トランプ支持者のことなど理解してやる必要はないのか

メリル・ストリープの演説を見た。なるほど感動的だ。彼女が心を傷めているのも分かるし、辛いのだろう。それはそれとして、そのスピーチを絶賛することと合わせてトランプ氏を差別主義者として批判する発言をSNSでちらほらと見かける。

 

これは安倍総理大臣についても同じだが、(メリル・ストリープではなく、そういう有名人の発言などをネタに用いて権力者を批判する)彼らは、政治家という一個人であれば、人格も何もかも否定してしまうような勢いで激しく攻撃をする。それが私にはどうもわからない。自己陶酔か何かなのか?

 

確かにトランプ氏は、誰が見てもちょっと常軌を逸したところがある。普通なら失脚しているような失言が当然のように出てくるので、こちらも感覚が麻痺しそうだ。それに比べると安倍総理など大した暴言もないと思うが、まあ安倍総理個人を嫌いだという人に対して、好き嫌いまでどうこう言うつもりはない。

 

ただ、どちらも国のトップを「簒奪」したわけではない。仮にもそれぞれの国の民主的とされている制度にのっとってその座についた(つく)人物だ。

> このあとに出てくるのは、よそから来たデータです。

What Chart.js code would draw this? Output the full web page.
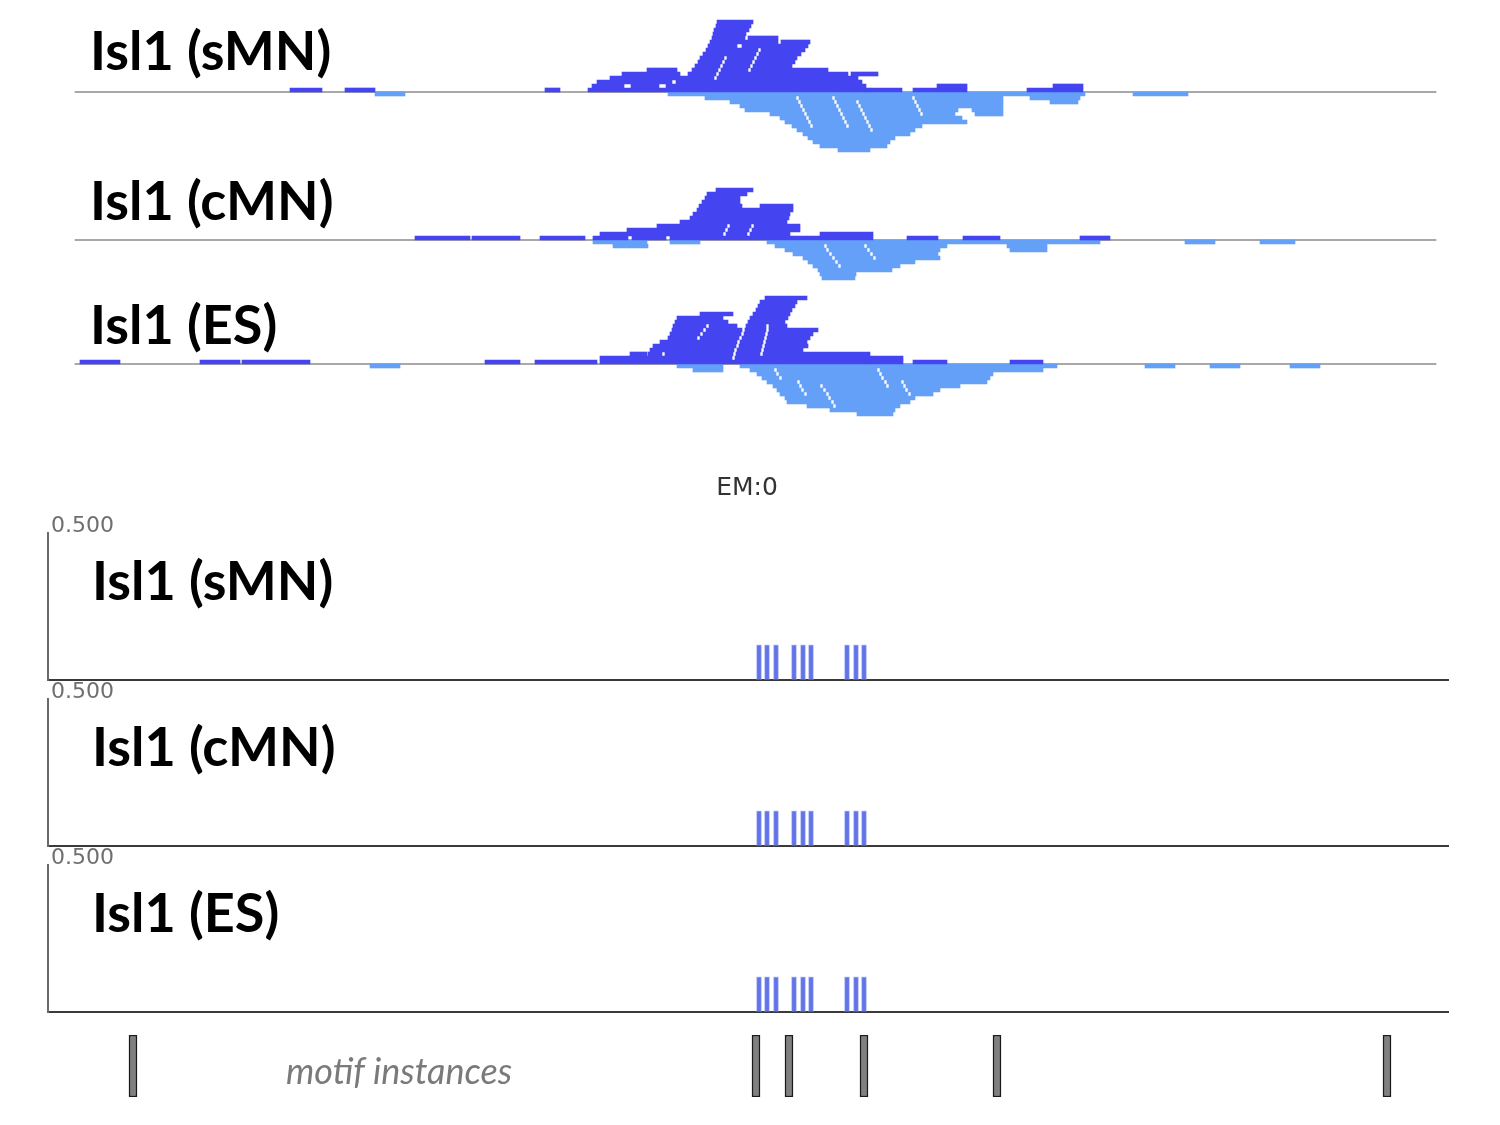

それはどういうことか。彼らがトップになるほど、彼らを「選んだ」国民がいるということだ。当たり前のことだが。

 

批判を高める彼らのその中身となると、「このようなレイシストが(あるいは軍国主義者が)国を動かすなどありえない」といった、すぐにも国が滅ぶと言わんばかりの温度での批判が一般的に映るのだが、その熱量だと、前提としては「このような狂人を選ぶような人間は頭がおかしい」というレベルだ。

 

私はそれは、安倍総理なりトランプ氏なりに投票した人に対して失礼ではないかな、と感じている。仮にトランプ氏がまごうことなきレイシストだったとして、彼に投票した人たちは別に彼がレイシストであることを支持したわけではないだろう。そういう人もいるだろうがそれが全てではない。

 

トランプ氏を嫌いなのはいいとして、そういう人が本来行うべき行動は、トランプ氏を批判すると同時に、彼を支持してしまった人たちの理由を分析し、次にトランプ氏が選ばれてしまうことが起こらないようにする方策を考えることではないのだろうか。

 

それは平たく言えば、トランプ支持者を味方につけるということだ。本物のレイシストとは分かり合えないとしても、民主党への不信からやむを得ず共和党を選択したような人たちについて、なぜそうしたかを理解し、どうなればもっとまともな候補者を支持するようにできるか、それを考えなければならないのではないか。

 

彼らが実際にしていることと言えば、トランプ氏をこき下ろし、あんな人間を選ぶ人間もまたレイシストに決まっている、という論旨ばかりだ。理解どころか、相手を人格ごと拒絶し否定しているのはこちらの方ではないかとすら思う。

 

メリル・ストリープのスピーチは素晴らしかった、のだろう。それはいい。だが、彼らはトランプ氏一個人を攻撃し排斥すれば、あとは全て良くなるとでも思っているのだろうか。その後ろにとてつもない数の彼の支持者がいて、これが「民主主義が生み出した結果」だということについて、ちょっと認識が甘すぎるのではないだろうか。

 

単にリベラリストを気取って自己陶酔したいだけの人間だったら、これで目的は達しているのだから結構なことだが、本気で国をどうにかしないとと考えてのことだとしたら、実に愚かだと思う。彼らはトランプ氏一個人だけを見て、その背後を推測しようなどとしていないのだから。

 

「アベ政治を許さない」というスローガンを掲げることの愚かさ。これはもう、「どんないい政策であってもアベがやるなら許さない」とでも言っているかのようで、人格攻撃をしたくて仕方がないことをわかりやすく表してくれていると思う。民主的な政治というものを一番わかっていないのは、本当はこうした人達なのではないかという気もしてくる。そんなはずはないのに。彼らはきっと「わかっている」のだが、心情的には「分かりたくない」のではないかと思う。